Any of the above designs in this list can be done at home with a basic nail kit and a bit of patience.
The techniques that feel most intimidating (liner brush work, foil placement, chrome powder) usually just need one practice run on paper or a popsicle stick before you touch the actual nail.
Pick one idea, test it on two fingers first, and see how it wears through a week of ordinary use. That is how classy easy nail art habits form: one design that works, repeated until it becomes routine.
Drop your favorite design in the comments below, or save this post for your next salon visit. I’d genuinely like to know which of the twenty-seven lands is for you.
Frequently Asked Questions
What Nail Shapes Look Best with Minimalist Nail Designs?
Oval and almond shapes suit most minimalist styles because their natural curve reads polished even on a plain base.

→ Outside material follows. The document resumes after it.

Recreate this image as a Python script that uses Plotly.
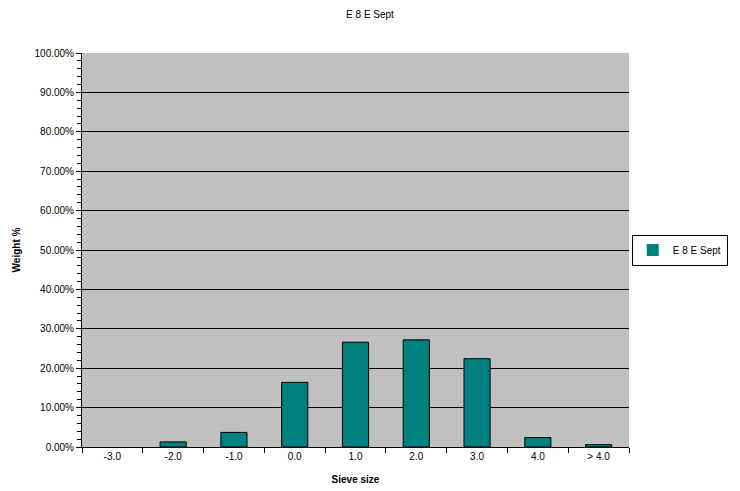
import plotly.graph_objects as go

categories = ["-3.0", "-2.0", "-1.0", "0.0", "1.0", "2.0", "3.0", "4.0", "> 4.0"]
weights = [0.0, 0.013, 0.037, 0.164, 0.266, 0.272, 0.224, 0.024, 0.006]
series_name = "E 8 E Sept"

font = "Liberation Sans, Arial, sans-serif"

# no outline drawn for empty (zero-height) bars
outline_widths = [0 if w == 0 else 1 for w in weights]

fig = go.Figure()
fig.add_trace(go.Bar(
    x=categories, y=weights, name=series_name,
    marker=dict(color="#008080", line=dict(color="black", width=outline_widths)),
    showlegend=True,
))

fig.update_layout(
    width=740, height=491,
    margin=dict(l=82, r=108, t=53, b=44),
    paper_bgcolor="white", plot_bgcolor="#C0C0C0",
    font=dict(family=font, size=10, color="black"),
    title=dict(text="E 8 E Sept", x=0.5, xref="container", y=0.97, yref="container",
               xanchor="center", yanchor="middle", font=dict(size=10)),
    bargap=0.57,
    showlegend=True,
    legend=dict(x=1.005, y=0.5, xanchor="left", yanchor="middle",
                bgcolor="white", bordercolor="black", borderwidth=1,
                font=dict(size=10), itemwidth=30, tracegroupgap=0),
    xaxis=dict(
        type="category", showline=True, linecolor="black", linewidth=1,
        ticks="outside", tickson="boundaries", ticklen=5, tickcolor="black",
        showgrid=False, tickfont=dict(size=10), automargin=False,
        title=dict(text="<b>Sieve size</b>", font=dict(size=10), standoff=14),
    ),
    yaxis=dict(
        range=[0, 1.0], dtick=0.1, tickformat=".2%",
        showline=True, linecolor="black", linewidth=1,
        ticks="outside", ticklen=5, tickcolor="black",
        showgrid=True, gridcolor="black", gridwidth=1,
        zeroline=False, automargin=False,
        minor=dict(dtick=0.02, ticks="outside", ticklen=4, tickcolor="black", showgrid=False),
        tickfont=dict(size=10),
        title=dict(text="<b>Weight %</b>", font=dict(size=10), standoff=12),
    ),
)

fig.write_html("out.html")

Square and squoval shapes work well for geometric designs like grids, single lines, and negative space art. Round shapes are the most forgiving for beginners working with a liner brush for the first time.
How Long Do Minimalist Nail Designs Last at Home?
A well-applied gel minimalist manicure typically lasts two to three weeks with a regular top coat refresh. Regular polish lasts closer to five to seven days before tip wear becomes visible.
The simpler the design, the fewer layers, and the fewer layers mean less peeling at the free edge.
Can Minimalist Nail Art Work on Very Short Nails?
Most designs in this list are well-suited to short nails. Micro-French tips, single dots, sheer glazed bases, and single-line nails all work within a small nail bed.
The main adjustment is scale: on short nails, keep dots smaller, lines thinner, and rhinestones in a smaller size (SS5 rather than SS10).
What is the Difference Between Minimalist Nail Art and Plain Polish?
Plain polish is one color applied flat with no additional detail. Minimalist nail art includes a deliberate design choice: a thin line, a placed rhinestone, a negative space shape, and a chrome finish.
The design elements are subtle, but they’re there. The distinction matters most when you’re describing a look to a nail technician.